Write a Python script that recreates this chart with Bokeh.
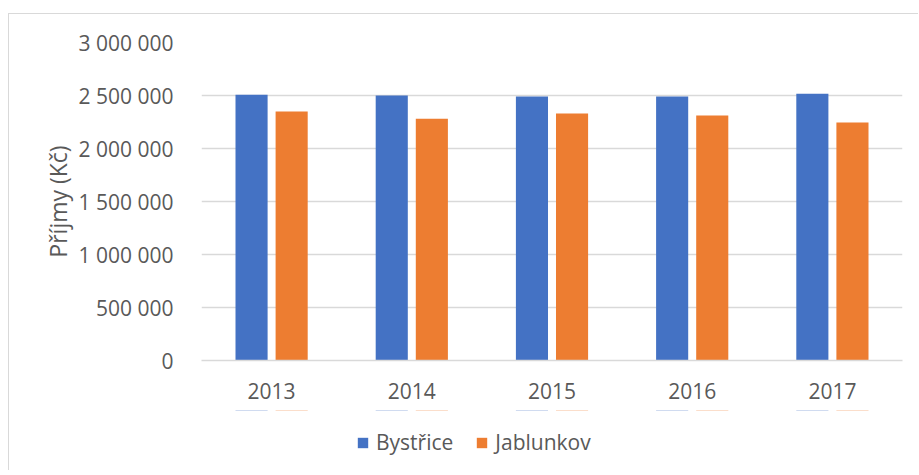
▬▬▬
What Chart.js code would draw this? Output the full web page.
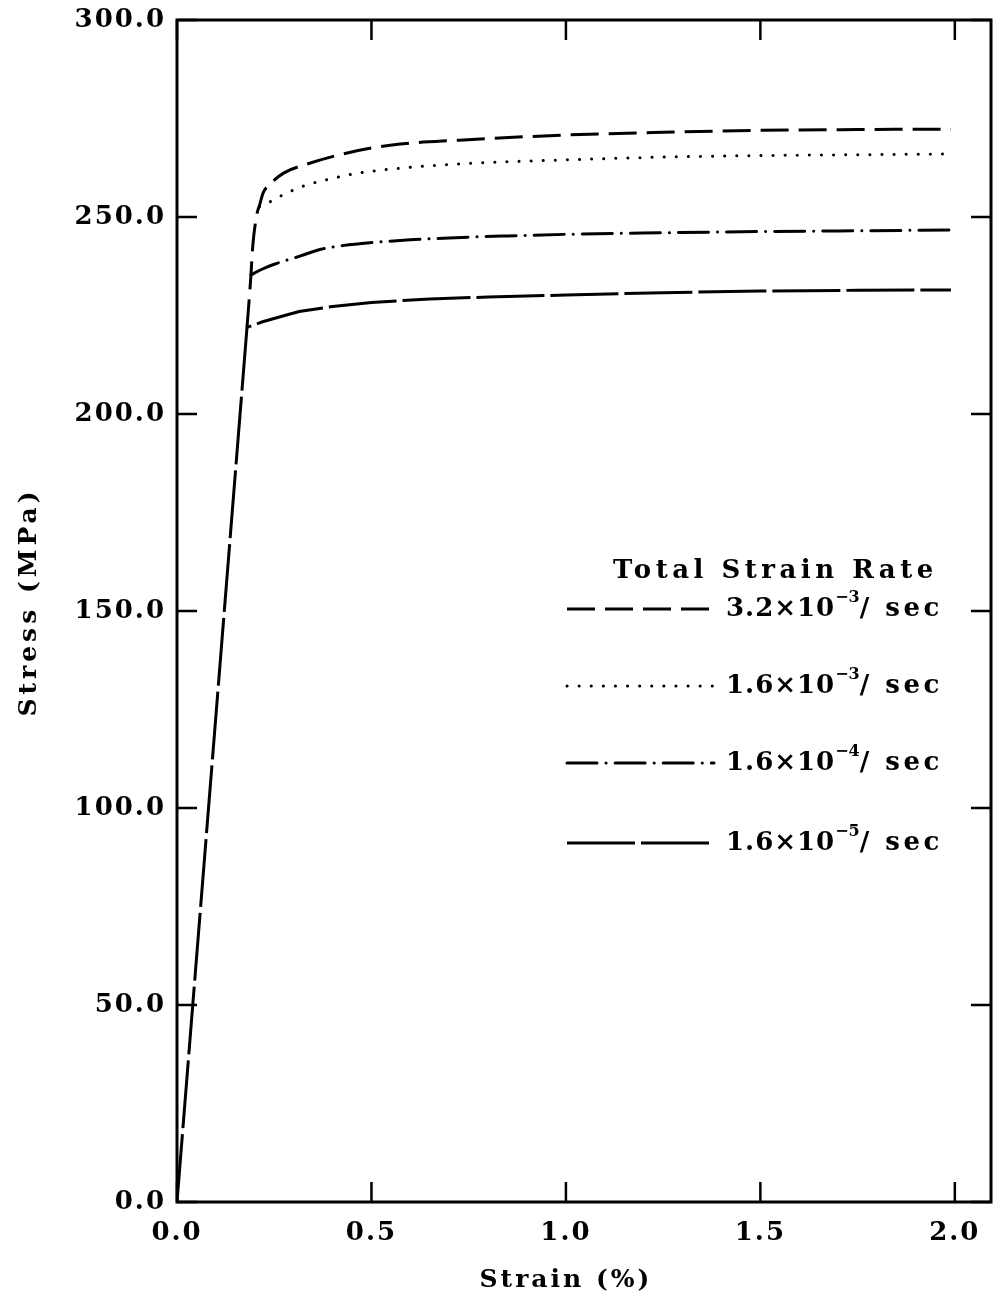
▬▬▬
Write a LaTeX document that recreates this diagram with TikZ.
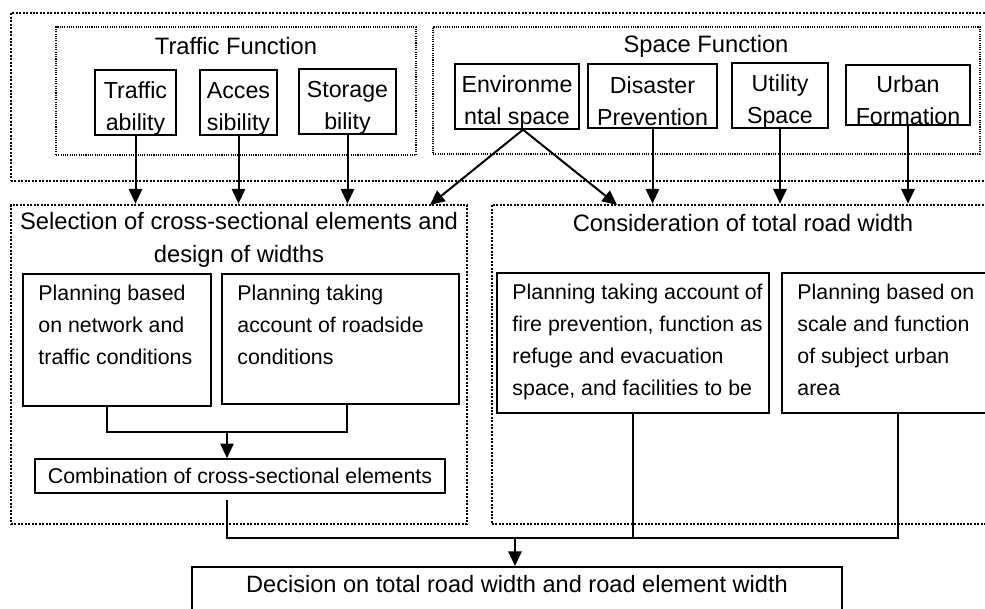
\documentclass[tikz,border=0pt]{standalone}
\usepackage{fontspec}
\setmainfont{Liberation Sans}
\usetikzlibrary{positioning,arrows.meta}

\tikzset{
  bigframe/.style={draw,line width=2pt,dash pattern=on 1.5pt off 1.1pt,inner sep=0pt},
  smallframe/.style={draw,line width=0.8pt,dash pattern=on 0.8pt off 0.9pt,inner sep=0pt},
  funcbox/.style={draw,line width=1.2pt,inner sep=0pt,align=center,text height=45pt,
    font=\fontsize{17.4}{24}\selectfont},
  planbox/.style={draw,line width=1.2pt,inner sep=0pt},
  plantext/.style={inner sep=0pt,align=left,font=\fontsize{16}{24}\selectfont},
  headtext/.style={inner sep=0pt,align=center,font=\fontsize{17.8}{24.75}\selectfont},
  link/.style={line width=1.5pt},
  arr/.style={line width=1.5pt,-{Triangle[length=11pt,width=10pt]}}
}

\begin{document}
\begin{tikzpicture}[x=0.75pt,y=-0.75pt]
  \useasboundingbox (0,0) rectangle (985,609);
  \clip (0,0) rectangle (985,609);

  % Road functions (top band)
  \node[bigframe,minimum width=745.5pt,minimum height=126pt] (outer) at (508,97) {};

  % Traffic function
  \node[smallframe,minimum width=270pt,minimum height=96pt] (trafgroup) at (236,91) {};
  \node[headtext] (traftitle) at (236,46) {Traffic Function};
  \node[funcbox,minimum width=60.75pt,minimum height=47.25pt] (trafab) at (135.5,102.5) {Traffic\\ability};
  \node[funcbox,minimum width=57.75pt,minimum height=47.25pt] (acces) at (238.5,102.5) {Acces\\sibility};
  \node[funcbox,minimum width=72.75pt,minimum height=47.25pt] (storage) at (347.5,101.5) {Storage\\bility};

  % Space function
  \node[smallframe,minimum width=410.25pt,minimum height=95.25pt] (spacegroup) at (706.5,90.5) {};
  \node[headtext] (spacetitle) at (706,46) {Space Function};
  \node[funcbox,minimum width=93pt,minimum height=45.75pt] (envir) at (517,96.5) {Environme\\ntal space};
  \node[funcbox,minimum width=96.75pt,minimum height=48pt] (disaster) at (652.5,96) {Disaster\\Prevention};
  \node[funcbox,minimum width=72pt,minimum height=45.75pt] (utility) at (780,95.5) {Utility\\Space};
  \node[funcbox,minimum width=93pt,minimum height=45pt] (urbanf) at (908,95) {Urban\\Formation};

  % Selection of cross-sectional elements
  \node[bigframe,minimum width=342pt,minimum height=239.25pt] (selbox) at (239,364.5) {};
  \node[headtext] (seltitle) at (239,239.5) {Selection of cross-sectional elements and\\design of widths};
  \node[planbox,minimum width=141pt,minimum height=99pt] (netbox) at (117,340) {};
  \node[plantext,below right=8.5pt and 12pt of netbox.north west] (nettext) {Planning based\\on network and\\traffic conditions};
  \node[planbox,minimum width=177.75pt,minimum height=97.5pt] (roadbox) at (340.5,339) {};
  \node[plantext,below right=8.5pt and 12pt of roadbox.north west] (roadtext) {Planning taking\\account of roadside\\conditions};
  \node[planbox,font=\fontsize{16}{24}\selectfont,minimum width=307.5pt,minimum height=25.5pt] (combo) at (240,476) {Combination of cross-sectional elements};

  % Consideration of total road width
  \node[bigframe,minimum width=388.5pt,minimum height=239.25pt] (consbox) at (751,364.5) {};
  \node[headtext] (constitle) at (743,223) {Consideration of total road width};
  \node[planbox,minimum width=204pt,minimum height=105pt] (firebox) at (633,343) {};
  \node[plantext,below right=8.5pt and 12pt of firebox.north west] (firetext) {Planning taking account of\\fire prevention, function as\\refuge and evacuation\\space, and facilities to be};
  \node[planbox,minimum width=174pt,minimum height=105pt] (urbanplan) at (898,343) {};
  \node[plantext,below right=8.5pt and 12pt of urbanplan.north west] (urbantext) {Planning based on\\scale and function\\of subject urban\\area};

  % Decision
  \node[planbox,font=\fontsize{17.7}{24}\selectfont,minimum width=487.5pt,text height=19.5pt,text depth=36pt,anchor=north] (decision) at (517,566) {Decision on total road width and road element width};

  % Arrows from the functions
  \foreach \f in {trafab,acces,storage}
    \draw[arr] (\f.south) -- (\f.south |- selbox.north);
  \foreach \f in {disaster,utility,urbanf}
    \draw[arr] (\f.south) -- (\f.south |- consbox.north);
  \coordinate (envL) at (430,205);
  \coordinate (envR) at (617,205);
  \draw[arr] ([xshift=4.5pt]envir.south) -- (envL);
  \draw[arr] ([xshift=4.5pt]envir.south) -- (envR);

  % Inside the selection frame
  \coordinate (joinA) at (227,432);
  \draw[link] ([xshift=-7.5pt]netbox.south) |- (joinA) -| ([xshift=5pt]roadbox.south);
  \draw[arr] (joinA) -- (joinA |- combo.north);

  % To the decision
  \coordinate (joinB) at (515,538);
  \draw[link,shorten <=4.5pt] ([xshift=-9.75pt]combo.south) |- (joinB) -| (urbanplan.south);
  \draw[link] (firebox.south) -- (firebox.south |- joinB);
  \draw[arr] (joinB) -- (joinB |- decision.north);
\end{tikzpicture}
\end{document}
▬▬▬
(PROBLEM DESCRIPTION)
Copy the listing above exactly, but only from the line with "Write a LaTeX" through the line with "width=745.5pt,minimum height=126pt] (outer)", including those two lines and excluding any picture.

(PROBLEM SOLUTION)
Write a LaTeX document that recreates this diagram with TikZ.
\documentclass[tikz,border=0pt]{standalone}
\usepackage{fontspec}
\setmainfont{Liberation Sans}
\usetikzlibrary{positioning,arrows.meta}

\tikzset{
  bigframe/.style={draw,line width=2pt,dash pattern=on 1.5pt off 1.1pt,inner sep=0pt},
  smallframe/.style={draw,line width=0.8pt,dash pattern=on 0.8pt off 0.9pt,inner sep=0pt},
  funcbox/.style={draw,line width=1.2pt,inner sep=0pt,align=center,text height=45pt,
    font=\fontsize{17.4}{24}\selectfont},
  planbox/.style={draw,line width=1.2pt,inner sep=0pt},
  plantext/.style={inner sep=0pt,align=left,font=\fontsize{16}{24}\selectfont},
  headtext/.style={inner sep=0pt,align=center,font=\fontsize{17.8}{24.75}\selectfont},
  link/.style={line width=1.5pt},
  arr/.style={line width=1.5pt,-{Triangle[length=11pt,width=10pt]}}
}

\begin{document}
\begin{tikzpicture}[x=0.75pt,y=-0.75pt]
  \useasboundingbox (0,0) rectangle (985,609);
  \clip (0,0) rectangle (985,609);

  % Road functions (top band)
  \node[bigframe,minimum width=745.5pt,minimum height=126pt] (outer) at (508,97) {};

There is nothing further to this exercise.